In a chronosequence study from Madagascar, Vågen et al. (2006a) found a strong relationship between SOC and δ13C, with decreasing carbon going from C3-dominated systems (e.g., tropical forest) to C4- dominated vegetation (e.g., degraded grasslands and croplands) along a conversion gradient (Vågen et al. 2006a). However, in the current study we observe more mixed results and a low level of correlation between SOC and δ13C overall, partly due to the inclusion of more diverse (mixed) systems. In addition to conversion studies, Billings and Richter (2006) highlight the need for decadal studies in somewhat stable systems to better identify discrimination processes, again illustrating the complexity of stable isotopic pathways (Billings and Richter 2006).

Based on the validation predictions, model performances for predicting δ13C from NIR spectra were good both for RF (average RMSEP = 1.78) and PLS (average RMSEP = 1.95) models. Average R2 values for the three model validation runs were 0.84 and 0.80 for the RF and PLS models, respectively. Our results show that both PLS, which is a data-reduction technique, and RF, which is generally good for feature selection, can be successfully applied for the prediction of δ13C in soils. Further, the high performance of the RF model applied in our study indicates that this technique is suitable for detecting spectral features that are important for determining the relative abundance of 12C and 13C in soils. Viscarra Rossel and Behrens (2010) also evaluated a number of data mining techniques with NIR spectra, however they reported that PLS and support vector machines (SVM) outperformed RF, multivariate adaptive regression splines (MARS) and boosted regression trees (BT) (Viscarra Rossel and Behrens 2010). Exploratory application of remote sensing to map carbon isotopes was used in southern Africa (mixed C3-C4 systems), highlighting the need and potential solution to better understand ecosystem processes at larger spatial scales (Wang et al. 2010). Our results are similar to those reported by Fuentes et al. (2012), and given that we develop models across such a wide range of sites and spectral variation shows the potential of NIR spectroscopy for routine prediction of δ13C, including for the direct classification of soil samples into C3, Mixed or C4 carbon. Furthermore, we assessed the relationship between SOC and δ13C, and found that it was not linear. This confirms that the prediction accuracy of both the PLS and RF models are because we are able to predict δ13C (e.g., the weight of the isotope) and not merely predicting SOC. This further highlights the promise of spectroscopy for predicting stable isotopes in soil and shows the potential of new technological advances such as soil spectroscopic techniques for prediction of δ13C, which can lower the costs of analytical procedures and hence enable larger sample sizes and landscape-scale assessments of vegetation dynamics and SOC.

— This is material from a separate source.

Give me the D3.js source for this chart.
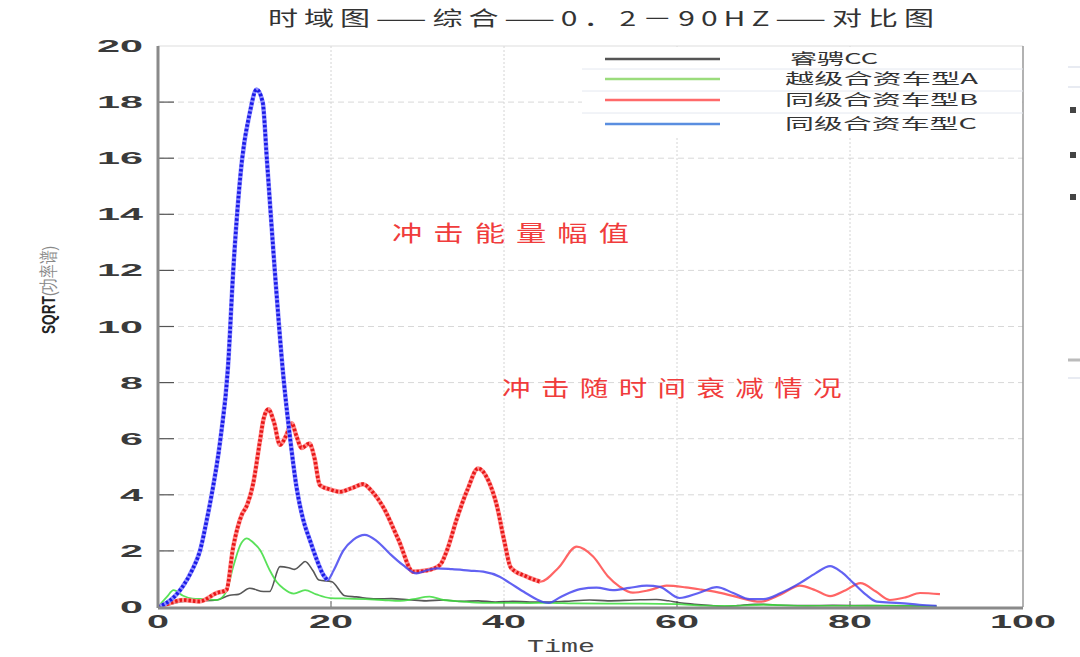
<!DOCTYPE html>
<html>
<head>
<meta charset="utf-8">
<script src="https://cdn.jsdelivr.net/npm/d3@7"></script>
<style>
body { margin: 0; background: #fff; }
svg { display: block; }
</style>
</head>
<body>
<svg id="chart" width="1080" height="657"></svg>
<script>
var width = 1080, height = 657

// series: time points and values
var tC = [0,1,2,2.9,4,4.85,5.7,6.2,7.2,8.1,8.7,9.7,10.6,11.4,12.1,12.6,13.5,14.5,15.3,16.0,16.8,17.6,18.4,19.1,19.6,20.3,21.4,22.6,23.9,25.3,26.8,28.3,29.9,31,32.2,34,36,37.6,39.5,40.7,42.5,44.5,45.2,46.5,48.8,50.7,52.6,54.5,56.5,58.0,60.3,62.5,64.6,66.5,68.4,70,72,74.2,76,77.7,79,80.4,81.8,83.1,85.8,88,90]
var vC = [0,0.15,0.4,0.75,1.35,2.0,3.2,4.0,5.95,8.6,12.0,15.9,17.6,18.45,18.0,15.9,12.0,8.2,5.95,4.3,3.1,2.35,1.65,1.15,0.96,1.3,2.0,2.4,2.57,2.35,1.9,1.5,1.2,1.3,1.38,1.35,1.3,1.26,1.08,0.85,0.5,0.18,0.15,0.35,0.64,0.69,0.6,0.68,0.76,0.72,0.32,0.5,0.71,0.5,0.28,0.28,0.5,0.85,1.2,1.46,1.25,0.85,0.45,0.19,0.14,0.08,0.04]

var tB = [0,1,2.9,4.8,6.8,7.9,8.7,9.7,10.25,11,11.8,12.2,12.75,13.4,14.1,14.8,15.45,16.0,16.6,17.5,18.1,18.7,19.8,21.0,22.5,23.7,24.8,26.0,27.8,29.5,31,32.6,33.5,34.5,35.8,37.0,38.2,39.2,40.0,40.8,42.5,44.2,46.3,48.4,50.3,52,53.4,54.9,56.8,58.8,61,62.8,64.6,67,69.6,72,74.2,76,77.7,79.5,81.2,83,84.6,86.5,88.1,90.4]
var vB = [0,0.1,0.25,0.2,0.5,0.6,2.15,3.3,3.6,4.4,5.95,6.7,7.05,6.6,5.78,6.1,6.55,6.1,5.67,5.83,5.3,4.35,4.2,4.11,4.25,4.38,4.1,3.58,2.4,1.26,1.3,1.5,2.1,3.1,4.2,4.94,4.5,3.58,2.4,1.4,1.1,0.9,1.4,2.15,1.8,1.1,0.72,0.51,0.6,0.76,0.7,0.62,0.53,0.35,0.19,0.45,0.76,0.6,0.39,0.6,0.85,0.55,0.25,0.35,0.5,0.46]

var tA = [0,1,1.8,2.9,4,5.5,6.8,7.9,8.7,9.5,10.25,11,11.8,12.9,13.7,14.5,15.7,17.0,18.3,19.9,22,24,26,28,29.5,31.4,33,35,37.6,40,43,45,48,52,56,60,63,66,70,75,80,85,90]
var vA = [0,0.35,0.6,0.4,0.3,0.28,0.25,0.55,1.44,2.2,2.45,2.3,2.03,1.32,0.9,0.66,0.48,0.6,0.45,0.32,0.3,0.28,0.25,0.22,0.28,0.37,0.25,0.2,0.15,0.15,0.14,0.15,0.13,0.12,0.12,0.1,0.05,0.04,0.08,0.04,0.04,0.05,0.02]

var tCC = [0,1.5,2.9,5,6.8,8.3,9.3,10.6,12.2,12.9,14.1,15.1,15.8,16.5,17.0,17.9,18.6,20.1,21.6,22.9,25.2,27,29,31,33,35,37,39,41,43,45,47,49.9,52,55,57.6,59,60.3,62,64,65.5,67,69,70,72,75,78,82,86,90]
var vCC = [0,0.1,0.2,0.22,0.25,0.42,0.45,0.67,0.55,0.55,1.44,1.4,1.34,1.5,1.62,1.3,0.96,0.9,0.4,0.36,0.29,0.3,0.26,0.22,0.25,0.2,0.22,0.18,0.2,0.18,0.18,0.2,0.25,0.22,0.25,0.27,0.22,0.15,0.1,0.05,0.02,0.05,0.1,0.1,0.06,0.05,0.06,0.05,0.04,0.03]

var names = ["睿骋CC", "越级合资车型A", "同级合资车型B", "同级合资车型C"]
var xTicks = [0, 20, 40, 60, 80, 100]
var yTicks = [0, 2, 4, 6, 8, 10, 12, 14, 16, 18, 20]

var series = [
    {name: names[0], t: tCC, v: vCC, color: "#3a3a3a", key: "#555", w: 1.6},
    {name: names[1], t: tA, v: vA, color: "#3cdc3c", key: "#9bdc7c", w: 1.8},
    {name: names[2], t: tB, v: vB, color: "#ff4a4a", key: "#ff6a6a", w: 2.2, heavyTo: 45, dark: "#e81818", light: "#ff8c8c"},
    {name: names[3], t: tC, v: vC, color: "#4646f0", key: "#5a8ee0", w: 2.2, heavyTo: 20, dark: "#1a1ae8", light: "#8c8cff"}
]

var pLeft = 158, pRight = 1023, pTop = 46, pBottom = 607

var x = d3.scaleLinear().domain([0, 100]).range([pLeft, pRight])
var y = d3.scaleLinear().domain([0, 20]).range([pBottom, pTop])

var svg = d3.select("#chart")

// the picture is stretched sideways, so the texts are too
function stretch(sel, len) {
    return sel.attr("textLength", len).attr("lengthAdjust", "spacingAndGlyphs")
}

// title
stretch(svg.append("text")
    .attr("x", 268).attr("y", 26)
    .attr("font-family", "Noto Sans CJK SC")
    .attr("font-size", 20)
    .attr("letter-spacing", 4)
    .attr("fill", "#333")
    .text("时域图——综合——0．2－90HZ——对比图"), 672)

// grid
var grid = svg.append("g")
grid.selectAll(".hg")
    .data(yTicks.slice(1, -1))
    .enter().append("line")
        .attr("x1", pLeft).attr("x2", pRight)
        .attr("y1", d => y(d)).attr("y2", d => y(d))
        .attr("stroke", "#d8d8d8")
        .attr("stroke-dasharray", "6,4")
grid.selectAll(".vg")
    .data(xTicks.slice(1, -1))
    .enter().append("line")
        .attr("x1", d => x(d)).attr("x2", d => x(d))
        .attr("y1", pTop).attr("y2", pBottom)
        .attr("stroke", "#d4d4d4")
        .attr("stroke-dasharray", "2,2")

// tick marks
svg.append("g").selectAll("line")
    .data(yTicks.slice(1, -1))
    .enter().append("line")
        .attr("x1", pLeft).attr("x2", pLeft + 16)
        .attr("y1", d => y(d)).attr("y2", d => y(d))
        .attr("stroke", "#555").attr("stroke-width", 1.2)
svg.append("g").selectAll("line")
    .data(xTicks.slice(1, -1))
    .enter().append("line")
        .attr("x1", d => x(d)).attr("x2", d => x(d))
        .attr("y1", pBottom).attr("y2", pBottom - 6)
        .attr("stroke", "#777").attr("stroke-width", 1.2)

// frame
svg.append("line").attr("x1", pLeft).attr("x2", pRight).attr("y1", pTop).attr("y2", pTop)
    .attr("stroke", "#ddd")
svg.append("line").attr("x1", pRight).attr("x2", pRight).attr("y1", pTop).attr("y2", pBottom)
    .attr("stroke", "#999").attr("stroke-width", 1.5)

// lines
var line = d3.line()
    .x(d => x(d[0]))
    .y(d => y(d[1]))
    .curve(d3.curveMonotoneX)

var plot = svg.append("g")
series.forEach(function(s) {
    var pts = s.t.map((t, i) => [t, s.v[i]])
    plot.append("path")
        .attr("d", line(pts))
        .attr("fill", "none")
        .attr("stroke", s.color)
        .attr("stroke-width", s.w)
        .attr("stroke-opacity", 0.85)
    if (s.heavyTo) {
        var heavy = pts.filter(d => d[0] <= s.heavyTo)
        plot.append("path")
            .attr("d", line(heavy))
            .attr("fill", "none")
            .attr("stroke", s.light)
            .attr("stroke-width", 4.5)
        plot.append("path")
            .attr("d", line(heavy))
            .attr("fill", "none")
            .attr("stroke", s.dark)
            .attr("stroke-width", 3.6)
            .attr("stroke-dasharray", "2.5,2")
    }
})

// axes lines (thick grey)
svg.append("line").attr("x1", pLeft).attr("x2", pLeft).attr("y1", pTop).attr("y2", pBottom + 1)
    .attr("stroke", "#8a8a8a").attr("stroke-width", 3)
svg.append("line").attr("x1", pLeft).attr("x2", pRight).attr("y1", pBottom + 1).attr("y2", pBottom + 1)
    .attr("stroke", "#8a8a8a").attr("stroke-width", 3)

// tick labels
svg.append("g").selectAll("text")
    .data(yTicks)
    .enter().append("text")
        .attr("x", d => 143 - String(d).length * 23).attr("y", d => y(d) + 6)
        .attr("textLength", d => String(d).length * 23)
        .attr("lengthAdjust", "spacingAndGlyphs")
        .attr("font-family", "Liberation Sans")
        .attr("font-weight", "bold")
        .attr("font-size", 17)
        .attr("fill", "#3a3a3a")
        .text(d => d)
svg.append("g").selectAll("text")
    .data(xTicks)
    .enter().append("text")
        .attr("x", d => x(d) - String(d).length * 11).attr("y", 628)
        .attr("textLength", d => String(d).length * 22)
        .attr("lengthAdjust", "spacingAndGlyphs")
        .attr("font-family", "Liberation Sans")
        .attr("font-weight", "bold")
        .attr("font-size", 18)
        .attr("fill", "#3a3a3a")
        .text(d => d)

// axis titles
stretch(svg.append("text")
    .attr("x", 527).attr("y", 652)
    .attr("font-family", "Liberation Mono")
    .attr("font-size", 18)
    .attr("fill", "#444")
    .text("Time"), 68)

var yl = stretch(svg.append("text")
    .attr("transform", "translate(55,334) rotate(-90)")
    .attr("font-family", "Liberation Sans")
    .attr("font-size", 19)
    .attr("fill", "#222"), 88)
yl.append("tspan").attr("font-weight", "bold").text("SQRT")
yl.append("tspan").attr("fill", "#888").text("(功率谱)")

// annotations
stretch(svg.append("text")
    .attr("x", 392).attr("y", 241)
    .attr("font-family", "Noto Sans CJK SC")
    .attr("font-size", 22)
    .attr("letter-spacing", 8)
    .attr("fill", "#f03c3c")
    .text("冲击能量幅值"), 248)
stretch(svg.append("text")
    .attr("x", 502).attr("y", 396)
    .attr("font-family", "Noto Sans CJK SC")
    .attr("font-size", 22)
    .attr("letter-spacing", 8)
    .attr("fill", "#f03c3c")
    .text("冲击随时间衰减情况"), 350)

// legend
var lg = svg.append("g")
lg.append("rect")
    .attr("x", 582).attr("y", pTop + 1)
    .attr("width", pRight - 582 - 1).attr("height", 89)
    .attr("fill", "#fff")
var rowY = [59, 79, 100, 124]
var textLen = [88, 193, 193, 192]
lg.selectAll(".sep")
    .data([69, 91, 113])
    .enter().append("line")
        .attr("x1", 582).attr("x2", pRight)
        .attr("y1", d => d).attr("y2", d => d)
        .attr("stroke", "#e4e8f0")
var item = lg.selectAll(".item")
    .data(series)
    .enter().append("g")
item.append("line")
    .attr("x1", 605).attr("x2", 720)
    .attr("y1", (d, i) => rowY[i]).attr("y2", (d, i) => rowY[i])
    .attr("stroke", d => d.key)
    .attr("stroke-width", 2.5)
item.append("text")
    .attr("x", (d, i) => i == 0 ? 790 : 785)
    .attr("y", (d, i) => rowY[i] + 5)
    .attr("textLength", (d, i) => textLen[i])
    .attr("lengthAdjust", "spacingAndGlyphs")
    .attr("font-family", "Noto Sans CJK SC")
    .attr("font-size", 15)
    .attr("fill", "#333")
    .text(d => d.name)

// bits cut off at the right edge
var edge = svg.append("g")
edge.selectAll("line")
    .data([67, 87, 360, 378])
    .enter().append("line")
        .attr("x1", 1068).attr("x2", 1080)
        .attr("y1", d => d).attr("y2", d => d)
        .attr("stroke", (d, i) => i == 2 ? "#bbb" : "#e0e4ee")
        .attr("stroke-width", (d, i) => i == 2 ? 3 : 1.5)
edge.selectAll("rect")
    .data([110, 155, 197])
    .enter().append("rect")
        .attr("x", 1070).attr("y", d => d - 3)
        .attr("width", 6).attr("height", 6)
        .attr("fill", "#444")
</script>
</body>
</html>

Building on these results, the potential use of mid-infrared spectroscopy (MIRS) should also be explored and is recommended by the authors for future studies. These results have important implications for the use of stable carbon isotopes in East Africa since both semi-natural and cropland systems have mixed C3-C4 signatures. Hence, large sample sizes will be needed to develop robust models to assess vegetation shifts and soil organic matter turnover rates. In conclusion, application of spectroscopic techniques would allow for more cost-effective analysis and increased sample sizes, which are needed for landscape-scale ecological studies.